Exercise task: Set the lines down again exactly, first line through the line that contains "fill_color=bar_colors[:4], line_color=None)", with no pictures.

Stored data:
==================================================
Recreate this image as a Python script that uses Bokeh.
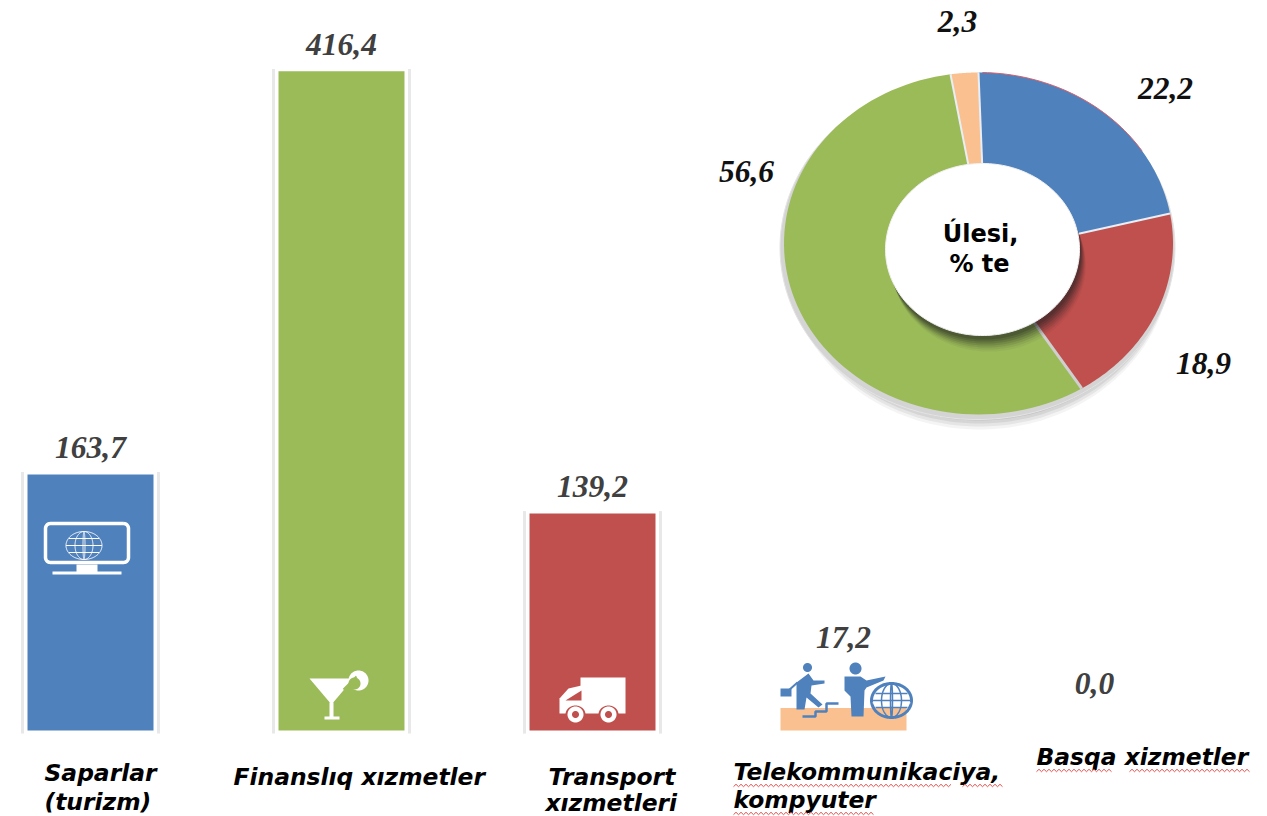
import numpy as np
from bokeh.plotting import figure
from bokeh.models import Range1d
from bokeh.core.properties import value
from bokeh.embed import file_html
from bokeh.resources import INLINE

# ---- data ----
categories = ["Saparlar (turizm)", "Finanslıq xızmetler", "Transport xızmetleri",
              "Telekommunikaciya, kompyuter", "Basqa xizmetler"]
bar_values = [163.7, 416.4, 139.2, 17.2, 0.0]
bar_labels = ["163,7", "416,4", "139,2", "17,2", "0,0"]
bar_colors = ["#4f81bd", "#9bbb59", "#c0504d", "#fac090", "#ffffff"]
share_values = [22.2, 18.9, 56.6, 2.3]
share_labels = ["22,2", "18,9", "56,6", "2,3"]
share_colors = ["#4f81bd", "#c0504d", "#9bbb59", "#fac090"]

# ---- layout (page pixels) ----
W, H = 1267, 816
PX0, PY0 = 0, 0
ZERO_Y, PX_PER_UNIT = 735.0, 1.595
X0, STEP = 90.0, 251.0
BAR_W = 126 / STEP
BAR_FOOT = 3.2

p = figure(width=W, height=H, output_backend="svg", toolbar_location=None,
           x_range=Range1d((PX0 - X0) / STEP, (PX0 + W - X0) / STEP),
           y_range=Range1d((ZERO_Y - (PY0 + H)) / PX_PER_UNIT, (ZERO_Y - PY0) / PX_PER_UNIT),
           min_border=0, min_border_left=0, min_border_right=0, min_border_top=0, min_border_bottom=0,
           outline_line_color=None, background_fill_color="white", border_fill_color="white")
p.axis.visible = False
p.grid.visible = False
p.extra_x_ranges["px"] = Range1d(PX0, PX0 + W)
p.extra_y_ranges["px"] = Range1d(PY0 + H, PY0)
P = dict(x_range_name="px", y_range_name="px")

xs = list(range(len(categories)))

# faint bar frames
for i in range(3):
    for side in (-1, 1):
        dx = side * 68 / STEP
        p.segment([i + dx], [bar_values[i] + 1.5], [i + dx], [1.2], line_color="#e8e8e8", line_width=3)

p.vbar(x=xs[:4], top=bar_values[:4], bottom=BAR_FOOT, width=BAR_W,
       fill_color=bar_colors[:4], line_color=None)

# value labels over the bars
offsets = [-27, -27, -27, -71, -52]
for i in xs:
    p.text([i], [bar_values[i]], text=[bar_labels[i]], y_offset=offsets[i],
           text_font=value("Liberation Serif"), text_font_style="bold italic",
           text_font_size="31.5px", text_color="#404040", text_align="center", text_baseline="middle")

# ---------- donut ----------
CX, CY, RX, RY = 978.0, 243.0, 194.5, 171.0
HX, HY, HRX, HRY = 982.0, 249.0, 97.0, 86.0

def ell(cx, cy, rx, ry, a0=0.0, a1=2 * np.pi, n=180):
    t = np.linspace(a0, a1, n)
    return cx + rx * np.sin(t), cy - ry * np.cos(t)

# soft outer shadow
for k, a in zip([17, 14, 11, 8, 5], [0.07, 0.10, 0.12, 0.14, 0.16]):
    ex, ey = ell(CX + 1, CY + k - 1, RX - 3, RY - 1)
    p.patch(ex, ey, fill_color="#606060", fill_alpha=a, line_color=None, **P)
ex, ey = ell(CX - 1, CY + 4, RX + 3, RY + 1)
p.patch(ex, ey, fill_color="#d4d4d4", line_color="#e4e4e4", line_width=1, **P)

cum = np.cumsum([0.0] + share_values) / 100 * 2 * np.pi
for i, col in enumerate(share_colors):
    ox, oy = ell(CX, CY, RX, RY, cum[i], cum[i + 1], 90)
    ix, iy = ell(HX, HY, HRX * .9, HRY * .9, cum[i + 1], cum[i], 60)
    p.patch(np.r_[ox, ix], np.r_[oy, iy], fill_color=col, line_color=None, **P)

# separators between slices
for i, a in enumerate(cum[:4]):
    ox, oy = ell(CX, CY, RX, RY, a, a, 2)
    ix, iy = ell(HX, HY, HRX * .9, HRY * .9, a, a, 2)
    p.line([ox[0], ix[0]], [oy[0], iy[0]], line_color="#cfcfcf" if i == 2 else "#e8eef5",
           line_width=3 if i == 2 else 2, **P)
ax, ay = ell(CX, CY, RX, RY, 0.02, 1.0, 40)
p.line(ax, ay, line_color="#d8606a", line_width=1, **P)

# shadow and hole
for k, a in zip([16, 14, 12, 10, 8, 6, 4], [0.05, 0.08, 0.10, 0.13, 0.16, 0.18, 0.2]):
    ex, ey = ell(HX + k * .4, HY + k, HRX, HRY)
    p.patch(ex, ey, fill_color="#202020", fill_alpha=a, line_color=None, **P)
ex, ey = ell(HX, HY, HRX, HRY)
p.patch(ex, ey, fill_color="white", line_color="#f0f0f0", line_width=1, **P)

def txt(x, y, s, font, size, color="black", style="bold italic", align="left"):
    p.text([x], [y], text=[s], text_font=value(font), text_font_style=style, text_font_size=size,
           text_color=color, text_align=align, text_baseline="middle", **P)

txt(980, 233, "Úlesi,", "DejaVu Sans", "24px", style="bold", align="center")
txt(979, 263, "% te", "DejaVu Sans", "24px", style="bold", align="center")

for (lx, ly), s in zip([(1165, 88), (1203, 363), (746, 171), (957, 21)], share_labels):
    txt(lx, ly, s, "Liberation Serif", "31.5px", color="#111111", align="center")

# ---------- category labels ----------
LAB = ("DejaVu Sans", "23.4px")
txt(44, 772, "Saparlar", *LAB)
txt(44, 801, "(turizm)", *LAB)
txt(233, 776, "Finanslıq xızmetler", *LAB)
txt(548, 776, "Transport", *LAB)
txt(545, 802, "xızmetleri", *LAB)
txt(733, 771, "Telekommunikaciya,", *LAB)
txt(733, 799, "kompyuter", *LAB)
txt(1036, 756, "Basqa xizmetler", *LAB)

def squiggle(x0, x1, y):
    x = np.arange(x0, x1 + .1, 2.5)
    yy = y + np.where(np.arange(len(x)) % 2 == 0, 1.2, -1.2)
    p.line(x, yy, line_color="#e05050", line_width=1, **P)

for a, b, y in [(733, 952, 785), (962, 1004, 785), (733, 875, 813), (1036, 1113, 770), (1129, 1251, 770)]:
    squiggle(a, b, y)

# ---------- icons ----------
W_ = "white"
def rpath(x0, y0, x1, y1, r):
    cs = [(x1 - r, y0 + r, 0), (x1 - r, y1 - r, np.pi / 2), (x0 + r, y1 - r, np.pi), (x0 + r, y0 + r, 1.5 * np.pi)]
    X, Y = [], []
    for cx, cy, a in cs:
        t = np.linspace(a, a + np.pi / 2, 8)
        X += list(cx + r * np.sin(t)); Y += list(cy - r * np.cos(t))
    return X + X[:1], Y + Y[:1]

# monitor
mx, my = rpath(45, 523, 128, 562, 5)
p.line(mx, my, line_color=W_, line_width=3.5, **P)
p.quad(left=76, right=97, top=564, bottom=572, fill_color=W_, line_color=None, **P)
p.quad(left=52, right=121, top=571, bottom=574, fill_color=W_, line_color=None, **P)
gx, gy = 83.5, 545
for rx_, ry_ in [(18, 14), (9, 14), (1, 14)]:
    ex, ey = ell(gx, gy, rx_, ry_)
    p.line(ex, ey, line_color=W_, line_width=1, **P)
for d, hw in [(-7, 15), (0, 18), (7, 15)]:
    p.line([gx - hw, gx + hw], [gy + d, gy + d], line_color=W_, line_width=1, **P)

# cocktail
p.patch([309, 353, 331], [678, 678, 704], fill_color=W_, line_color=None, **P)
p.quad(left=329, right=333, top=702, bottom=717, fill_color=W_, line_color=None, **P)
p.quad(left=324, right=339, top=716, bottom=719, fill_color=W_, line_color=None, **P)
ex, ey = ell(358, 680, 10, 10)
p.patch(ex, ey, fill_color=W_, line_color=None, **P)
ex, ey = ell(354, 683, 6, 6)
p.patch(ex, ey, fill_color="#9bbb59", line_color=None, **P)
p.line([343, 356], [689, 676], line_color="#9bbb59", line_width=2, **P)

# truck
p.quad(left=580, right=625, top=677, bottom=713, fill_color=W_, line_color=None, **P)
p.patch([581, 568, 559, 559, 581], [685, 688, 698, 713, 713], fill_color=W_, line_color=None, **P)
p.patch([565, 581, 581], [700, 690, 700], fill_color="#c0504d", line_color=None, **P)
for wx in (575, 608):
    ex, ey = ell(wx, 714, 10, 9); p.patch(ex, ey, fill_color="#c0504d", line_color=None, **P)
    ex, ey = ell(wx, 714, 8, 8); p.patch(ex, ey, fill_color=W_, line_color=None, **P)
    ex, ey = ell(wx, 714, 3.5, 3.5); p.patch(ex, ey, fill_color="#c0504d", line_color=None, **P)

# people and globe
B = "#4f81bd"
ex, ey = ell(807, 667, 4.5, 4.5); p.patch(ex, ey, fill_color=B, line_color=None, **P)
p.patch([796, 808, 813, 824, 824, 811, 810, 822, 818, 806, 804, 796],
        [682, 673, 680, 680, 683, 685, 693, 704, 707, 697, 709, 709], fill_color=B, line_color=None, **P)
p.line([797, 788], [682, 690], line_color=B, line_width=2, **P)
p.quad(left=780, right=791, top=688, bottom=696, fill_color=B, line_color=None, **P)
p.line([802, 815, 815, 826, 826, 838], [716, 716, 711, 711, 703, 703], line_color=B, line_width=2.5, **P)
ex, ey = ell(855, 668, 6, 6); p.patch(ex, ey, fill_color=B, line_color=None, **P)
p.patch([844, 860, 866, 885, 883, 866, 864, 863, 851, 850, 844],
        [676, 676, 680, 676, 680, 687, 690, 716, 716, 696, 690], fill_color=B, line_color=None, **P)
ex, ey = ell(891, 700, 20, 17)
p.patch(ex, ey, fill_color="white", fill_alpha=0.0, line_color=B, line_width=3, **P)
for rx_ in (10, 1):
    ex, ey = ell(891, 700, rx_, 17)
    p.line(ex, ey, line_color=B, line_width=1.5, **P)
for d, hw in [(-7, 16), (0, 20), (7, 16)]:
    p.line([891 - hw, 891 + hw], [700 + d, 700 + d], line_color=B, line_width=1.5, **P)

open("out.html", "w").write(file_html(p, INLINE))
==================================================
Result below:
Recreate this image as a Python script that uses Bokeh.
import numpy as np
from bokeh.plotting import figure
from bokeh.models import Range1d
from bokeh.core.properties import value
from bokeh.embed import file_html
from bokeh.resources import INLINE

# ---- data ----
categories = ["Saparlar (turizm)", "Finanslıq xızmetler", "Transport xızmetleri",
              "Telekommunikaciya, kompyuter", "Basqa xizmetler"]
bar_values = [163.7, 416.4, 139.2, 17.2, 0.0]
bar_labels = ["163,7", "416,4", "139,2", "17,2", "0,0"]
bar_colors = ["#4f81bd", "#9bbb59", "#c0504d", "#fac090", "#ffffff"]
share_values = [22.2, 18.9, 56.6, 2.3]
share_labels = ["22,2", "18,9", "56,6", "2,3"]
share_colors = ["#4f81bd", "#c0504d", "#9bbb59", "#fac090"]

# ---- layout (page pixels) ----
W, H = 1267, 816
PX0, PY0 = 0, 0
ZERO_Y, PX_PER_UNIT = 735.0, 1.595
X0, STEP = 90.0, 251.0
BAR_W = 126 / STEP
BAR_FOOT = 3.2

p = figure(width=W, height=H, output_backend="svg", toolbar_location=None,
           x_range=Range1d((PX0 - X0) / STEP, (PX0 + W - X0) / STEP),
           y_range=Range1d((ZERO_Y - (PY0 + H)) / PX_PER_UNIT, (ZERO_Y - PY0) / PX_PER_UNIT),
           min_border=0, min_border_left=0, min_border_right=0, min_border_top=0, min_border_bottom=0,
           outline_line_color=None, background_fill_color="white", border_fill_color="white")
p.axis.visible = False
p.grid.visible = False
p.extra_x_ranges["px"] = Range1d(PX0, PX0 + W)
p.extra_y_ranges["px"] = Range1d(PY0 + H, PY0)
P = dict(x_range_name="px", y_range_name="px")

xs = list(range(len(categories)))

# faint bar frames
for i in range(3):
    for side in (-1, 1):
        dx = side * 68 / STEP
        p.segment([i + dx], [bar_values[i] + 1.5], [i + dx], [1.2], line_color="#e8e8e8", line_width=3)

p.vbar(x=xs[:4], top=bar_values[:4], bottom=BAR_FOOT, width=BAR_W,
       fill_color=bar_colors[:4], line_color=None)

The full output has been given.